4. What minimum order value qualifies for the top 10% (VIP program)?
5. Should TechFlow use mean or median when reporting “typical order value” in marketing materials? Explain your reasoning.
9.3 Problem Set 3: Regional Performance
TechFlow’s regional Q4 sales:
- North America: $1,400,000 (782 customers)
- Europe: $650,000 (334 customers)
- Asia-Pacific: $250,000 (131 customers)
Calculate and Analyze:
1. Mean and standard deviation of regional sales
2. Coefficient of variation
3. Revenue per customer for each region
4. Z-score for each region
5. Write a one-paragraph recommendation to Sarah about regional strategy, citing specific statistics.
9.4 Problem Set 4: Investment Returns
An investment has the following annual returns over 5 years:
Year 1: +15%, Year 2: -5%, Year 3: +20%, Year 4: +10%, Year 5: -8%
Calculate:
1. Arithmetic mean return 2. Geometric mean return
3. Which measure correctly represents average annual return? Why?
4. If you invested $10,000 initially, what’s your ending value after 5 years?
5. Why would using arithmetic mean lead to wrong conclusions?
9.5 Problem Set 5: Service Quality Analysis
Response times (hours) for 200 customer tickets:
- Mean: 7.5 hours
- Median: 4.2 hours
- Q1: 2.5 hours, Q3: 6.0 hours
- Standard deviation: 8.2 hours
- Correlation with satisfaction: r = -0.68
Answer:
1. Is the distribution skewed? Provide two pieces of evidence.
2. Calculate the IQR and outlier boundaries
3. Should the company report mean or median in their public customer service metrics? Why?
4. If management sets “95% of tickets under 12 hours” as a goal, use Chebyshev’s theorem to assess if this is realistic
5. What does the correlation of -0.68 tell you? What action would you recommend?
10 Excel Functions Quick Reference
Measures of Location:
=AVERAGE(range) ' Mean
=MEDIAN(range) ' Median
=MODE.SNGL(range) ' Mode
=PERCENTILE.INC(range, k) ' kth percentile (k = 0.25 for 25th)
=QUARTILE.INC(range, q) ' Quartiles (q = 1, 2, or 3)
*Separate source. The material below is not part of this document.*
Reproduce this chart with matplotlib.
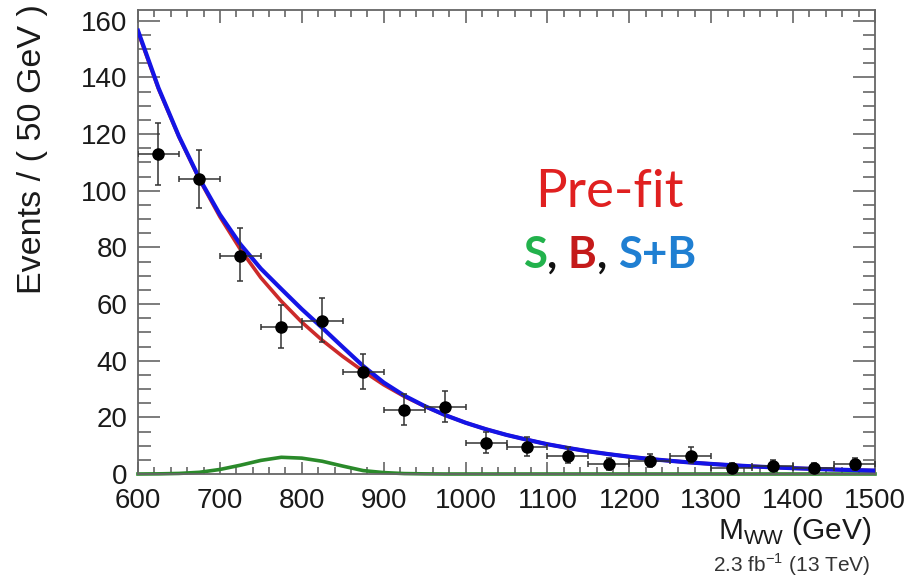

=GEOMEAN(range) ' Geometric mean
Measures of Variability:
=MAX(range) - MIN(range) ' Range
=VAR.S(range) ' Sample variance
=STDEV.S(range) ' Sample standard deviation
=(STDEV.S(range)/AVERAGE(range))*100 ' CV (%)
=QUARTILE.INC(range,3)-QUARTILE.INC(range,1) ' IQR
Distribution Measures:
=SKEW(range) ' Skewness
=STANDARDIZE(x, mean, std) ' Z-score
=(value-AVERAGE(range))/STDEV.S(range) ' Z-score alternative
Association:
=COVARIANCE.S(array1, array2) ' Sample covariance
=CORREL(array1, array2) ' Correlation coefficient
Helpful Combinations:
' Outlier detection (IQR method)
=IF(OR(A2<Q1-1.5*IQR, A2>Q3+1.5*IQR), "Outlier", "Normal")
' Skewness check
=IF(SKEW(range)>0.5, "Right-skewed", IF(SKEW(range)<-0.5, "Left-skewed", "Symmetric"))
' Z-score alarm
=IF(ABS(z)>3, "URGENT", IF(ABS(z)>2, "Investigate", IF(ABS(z)>1, "Monitor", "Normal")))
11 Glossary
Boxplot: Visual display showing five-number summary (min, Q1, median, Q3, max) plus outliers
Coefficient of Variation (CV): Ratio of standard deviation to mean (as percentage); enables comparison across different scales
Correlation Coefficient: Standardized measure of linear association between two variables; ranges from -1 to +1
Covariance: Measure of how two variables vary together; positive = move together, negative = move opposite
Geometric Mean: Appropriate average for growth rates and returns; accounts for compounding
Interquartile Range (IQR): Range of middle 50% of data (Q3 - Q1); robust to outliers
Mean: Arithmetic average; sum divided by count
Median: Middle value when data sorted; robust to outliers and appropriate for skewed data
Outlier: Unusually high or low value; can be problem (error) or opportunity (exceptional case)
Percentile: Value below which a given percentage of data falls
Quartile: Specific percentiles dividing data into four equal parts (Q1 = 25th, Q2 = 50th, Q3 = 75th)
Range: Difference between maximum and minimum; sensitive to outliers
Skewness: Measure of distribution asymmetry; negative = left tail, positive = right tail
Standard Deviation: Square root of variance; measures typical deviation from mean
Variance: Average squared deviation from mean
Weighted Mean: Average where observations have different importance/weights
Z-score: Number of standard deviations an observation is from the mean; standardizes values for comparison
Statistics tell stories about business performance. Learn to read them, and you’ll make better decisions. Learn to tell them, and you’ll lead.